Finalmente, há a questão do emprego. Sim, porque a Sofia Arruda – relembro – ficou desempregada dois anos. E a maior parte das pessoas deste país não pode ficar 24 meses sem fonte de rendimento. Por isso sujeita-se a todo o tipo de porcarias, moral e sexualmente falando.

Imbuídos de uma cultura em que «a coutada do macho ibérico» predomina e a indignação com a galdéria que ousa sair à rua de minissaia com botas pelo joelho, «e ainda se queixa quando ouve o que não quer, estava mesmo a pedi-las…» é enorme – até, ou sobretudo, pelas suas pares -, não admira.

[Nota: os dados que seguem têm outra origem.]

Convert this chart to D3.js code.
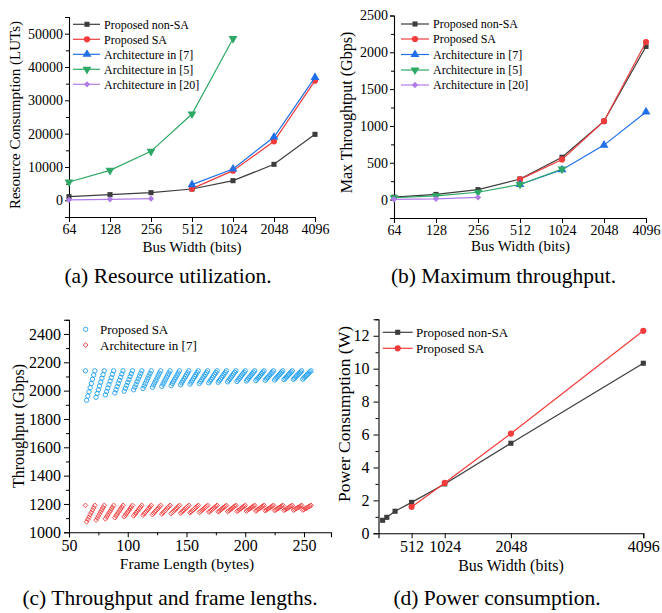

Se a isto juntarmos que Portugal é o país das cunhas e dos tachos, das empresas familiares e dos negócios fechados à esplanada, todos os caminhos vão dar à pessoa que será irmã/o, filho/a, primo/a, melhor amigo/a do/a assediador/a, desencorajando – à partida – algo que já seria muito difícil admitir.

Nota: Foi com imenso esforço que escrevi este texto em linguagem «inclusiva». Desconheço a existência de estudos sobre a matéria, mas suspeito que este fenómeno afete as mulheres numa percentagem muito superior à dos homens.